- _What this task involves_:
Draw out every line with the word "React" from the listing below.

* start *

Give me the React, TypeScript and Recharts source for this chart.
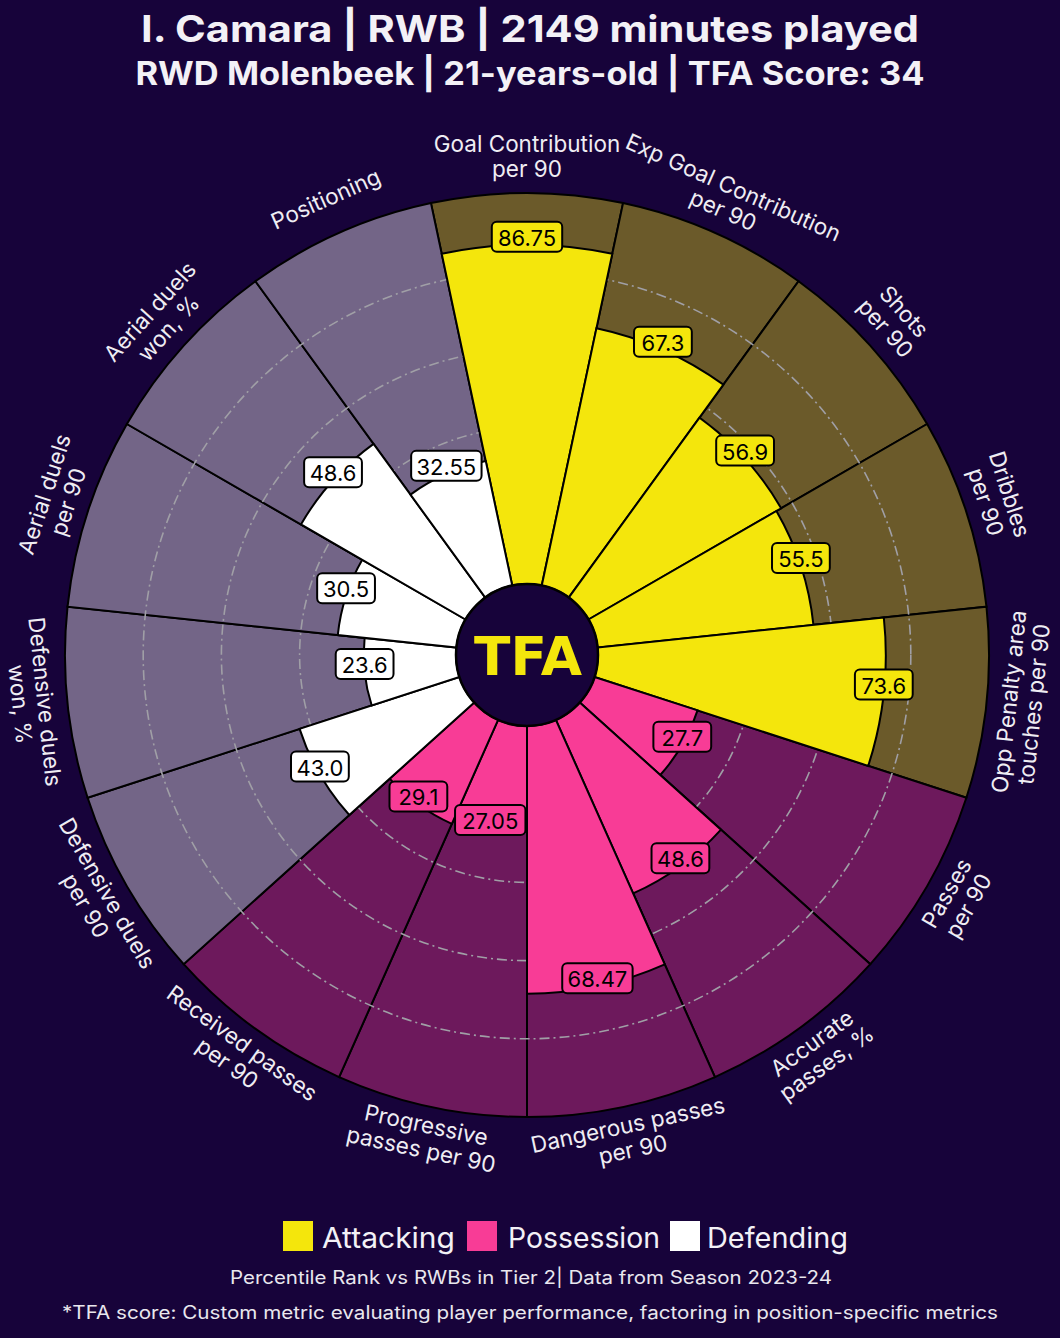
import React from "react";
import {
  RadialBarChart,
  RadialBar,
  PolarAngleAxis,
  PolarRadiusAxis,
  PolarGrid,
  LabelList,
  Cell,
} from "recharts";

// ---------------- data ----------------
const metrics = [
  "Goal Contribution\nper 90",
  "Exp Goal Contribution\nper 90",
  "Shots\nper 90",
  "Dribbles\nper 90",
  "Opp Penalty area\ntouches per 90",
  "Passes\nper 90",
  "Accurate\npasses, %",
  "Dangerous passes\nper 90",
  "Progressive\npasses per 90",
  "Received passes\nper 90",
  "Defensive duels\nper 90",
  "Defensive duels\nwon, %",
  "Aerial duels\nper 90",
  "Aerial duels\nwon, %",
  "Positioning",
];
const percentiles = [86.75, 67.3, 56.9, 55.5, 73.6, 27.7, 48.6, 68.47, 27.05, 29.1, 43.0, 23.6, 30.5, 48.6, 32.55];
const percentileLabels = ["86.75", "67.3", "56.9", "55.5", "73.6", "27.7", "48.6", "68.47", "27.05", "29.1", "43.0", "23.6", "30.5", "48.6", "32.55"];
const metricGroups = [0, 0, 0, 0, 0, 1, 1, 1, 1, 1, 2, 2, 2, 2, 2];
const groupNames = ["Attacking", "Possession", "Defending"];
const gridValues = [20, 40, 60, 80];
const fullScale = 100;

const titleLine1 = "I. Camara | RWB | 2149 minutes played";
const titleLine2 = "RWD Molenbeek | 21-years-old | TFA Score: 34";
const footer1 = "Percentile Rank vs RWBs in Tier 2| Data from Season 2023-24";
const footer2 = "*TFA score: Custom metric evaluating player performance, factoring in position-specific metrics";

// ---------------- styles ----------------
const W = 1060;
const H = 1338;
const CX = 527;
const CY = 655;
const R_IN = 71;
const R_OUT = 462;
const START_ANGLE = 78;
const END_ANGLE = -282;
const HALF_BAND = 12;
const LABEL_R = 496;
const BG = "#17033a";
const barColors = ["#f4e60c", "#f83c96", "#ffffff"];
const bgColors = ["#6b5a2a", "#6d195c", "#736587"];
const FONT = "Inter, 'Noto Sans', sans-serif";

const rows = metrics.map((m, i) => ({
  name: m,
  value: percentiles[i],
  label: percentileLabels[i],
  full: fullScale,
  group: metricGroups[i],
}));

const commonProps = {
  width: W,
  height: H,
  data: rows,
  cx: CX,
  cy: CY,
  innerRadius: R_IN,
  outerRadius: R_OUT,
  startAngle: START_ANGLE,
  endAngle: END_ANGLE,
  layout: "centric" as const,
  barCategoryGap: 0,
  barGap: 0,
  margin: { top: 0, right: 0, bottom: 0, left: 0 },
};

const charW = (s: string) => {
  let w = 0;
  for (const c of s) w += c === "." ? 6 : 12.6;
  return w;
};

const ValueLabel = (props: any) => {
  const { viewBox, value, index } = props;
  if (!viewBox) return null;
  const { cx, cy, outerRadius, startAngle, endAngle } = viewBox;
  const mid = (((startAngle + endAngle) / 2) * Math.PI) / 180;
  const r = outerRadius;
  const x = cx + r * Math.cos(mid);
  const y = cy - r * Math.sin(mid) - 8;
  const s = String(value);
  const w = charW(s) + 14;
  const h = 30;
  const g = metricGroups[index] ?? 0;
  return (
    <g>
      <rect x={x - w / 2} y={y - h / 2} width={w} height={h} rx={5} ry={5} fill={barColors[g]} stroke="#000" strokeWidth={2} />
      <text x={x} y={y + 1} textAnchor="middle" dominantBaseline="central" fontSize={22} fontFamily={FONT} fill="#000">
        {s}
      </text>
    </g>
  );
};

const CategoryTick = (props: any) => {
  const { x, y, payload } = props;
  const ang = Math.atan2(CY - y, x - CX) + (HALF_BAND * Math.PI) / 180;
  const deg = (ang * 180) / Math.PI;
  const lx = CX + LABEL_R * Math.cos(ang);
  const ly = CY - LABEL_R * Math.sin(ang) - 4;
  const rot = Math.sin(ang) < -0.001 ? -90 - deg : 90 - deg;
  const lines = String(payload.value).split("\n");
  const lh = 25;
  return (
    <g transform={`translate(${lx},${ly}) rotate(${rot})`}>
      <text textAnchor="middle" fontSize={22.5} fontFamily={FONT} fill="#efedf3" dominantBaseline="central">
        {lines.map((l, i) => (
          <tspan key={i} x={0} y={(i - (lines.length - 1) / 2) * lh}>
            {l}
          </tspan>
        ))}
      </text>
    </g>
  );
};

const layer: React.CSSProperties = { position: "absolute", left: 0, top: 0 };

export default function App() {
  return (
    <div style={{ position: "absolute", left: 0, top: 0, width: W, height: H, background: BG, overflow: "hidden" }}>
      {/* background slices */}
      <div style={layer}>
        <RadialBarChart {...commonProps}>
          <PolarAngleAxis type="category" dataKey="name" axisLine={false} tickLine={false} tick={false} />
          <PolarRadiusAxis type="number" domain={[0, 100]} ticks={gridValues} axisLine={false} tick={false} />
          <RadialBar dataKey="full" isAnimationActive={false} stroke="#000" strokeWidth={2}>
            {rows.map((r, i) => (
              <Cell key={i} fill={bgColors[r.group]} />
            ))}
          </RadialBar>
        </RadialBarChart>
      </div>
      {/* grid */}
      <div style={layer}>
        <RadialBarChart {...commonProps}>
          <PolarGrid gridType="circle" radialLines={false} stroke="#a09fa6" strokeWidth={1.6} strokeDasharray="10 4 2 4" />
          <PolarAngleAxis type="category" dataKey="name" axisLine={false} tickLine={false} tick={false} />
          <PolarRadiusAxis type="number" domain={[0, 100]} ticks={gridValues} axisLine={false} tick={false} />
          <RadialBar dataKey="full" isAnimationActive={false} fill="none" stroke="none" />
        </RadialBarChart>
      </div>
      {/* value bars */}
      <div style={layer}>
        <RadialBarChart {...commonProps}>
          <PolarAngleAxis type="category" dataKey="name" axisLine={false} tickLine={false} tick={<CategoryTick />} />
          <PolarRadiusAxis type="number" domain={[0, 100]} ticks={gridValues} axisLine={false} tick={false} />
          <RadialBar dataKey="value" isAnimationActive={false} stroke="#000" strokeWidth={2}>
            {rows.map((r, i) => (
              <Cell key={i} fill={barColors[r.group]} />
            ))}
            <LabelList dataKey="label" content={ValueLabel} />
          </RadialBar>
        </RadialBarChart>
      </div>
      {/* overlay: titles, center logo, legend, footer */}
      <svg width={W} height={H} style={{ ...layer, pointerEvents: "none" }}>
        <text x={530} y={42} textAnchor="middle" fontSize={37} fontWeight={700} fontFamily={FONT} fill="#f3f1f6" textLength={778} lengthAdjust="spacingAndGlyphs">
          {titleLine1}
        </text>
        <text x={530} y={85} textAnchor="middle" fontSize={32} fontWeight={700} fontFamily={FONT} fill="#f3f1f6" textLength={789} lengthAdjust="spacingAndGlyphs">
          {titleLine2}
        </text>
        <circle cx={CX} cy={CY} r={R_IN} fill={BG} stroke="#000" strokeWidth={2.5} />
        <text x={528} y={675} textAnchor="middle" fontSize={54} fontWeight={700} fontFamily="'DejaVu Sans', sans-serif" fill="#f4e60c" textLength={108} lengthAdjust="spacingAndGlyphs">
          TFA
        </text>
        {/* legend */}
        <rect x={283} y={1221} width={30} height={30} fill={barColors[0]} />
        <text x={322} y={1248} fontSize={28.5} fontFamily={FONT} fill="#f3f1f6" textLength={133} lengthAdjust="spacingAndGlyphs">{groupNames[0]}</text>
        <rect x={467} y={1221} width={30} height={30} fill={barColors[1]} />
        <text x={508} y={1248} fontSize={28.5} fontFamily={FONT} fill="#f3f1f6" textLength={152} lengthAdjust="spacingAndGlyphs">{groupNames[1]}</text>
        <rect x={670} y={1221} width={30} height={30} fill={barColors[2]} />
        <text x={707} y={1248} fontSize={28.5} fontFamily={FONT} fill="#f3f1f6" textLength={141} lengthAdjust="spacingAndGlyphs">{groupNames[2]}</text>
        <text x={531} y={1284} textAnchor="middle" fontSize={18} fontFamily={FONT} fill="#e9e7ee" textLength={602} lengthAdjust="spacingAndGlyphs">
          {footer1}
        </text>
        <text x={530} y={1319} textAnchor="middle" fontSize={18} fontFamily={FONT} fill="#e9e7ee" textLength={936} lengthAdjust="spacingAndGlyphs">
          {footer2}
        </text>
      </svg>
    </div>
  );
}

* end *

- _The solution_:
Give me the React, TypeScript and Recharts source for this chart.
import React from "react";
const layer: React.CSSProperties = { position: "absolute", left: 0, top: 0 };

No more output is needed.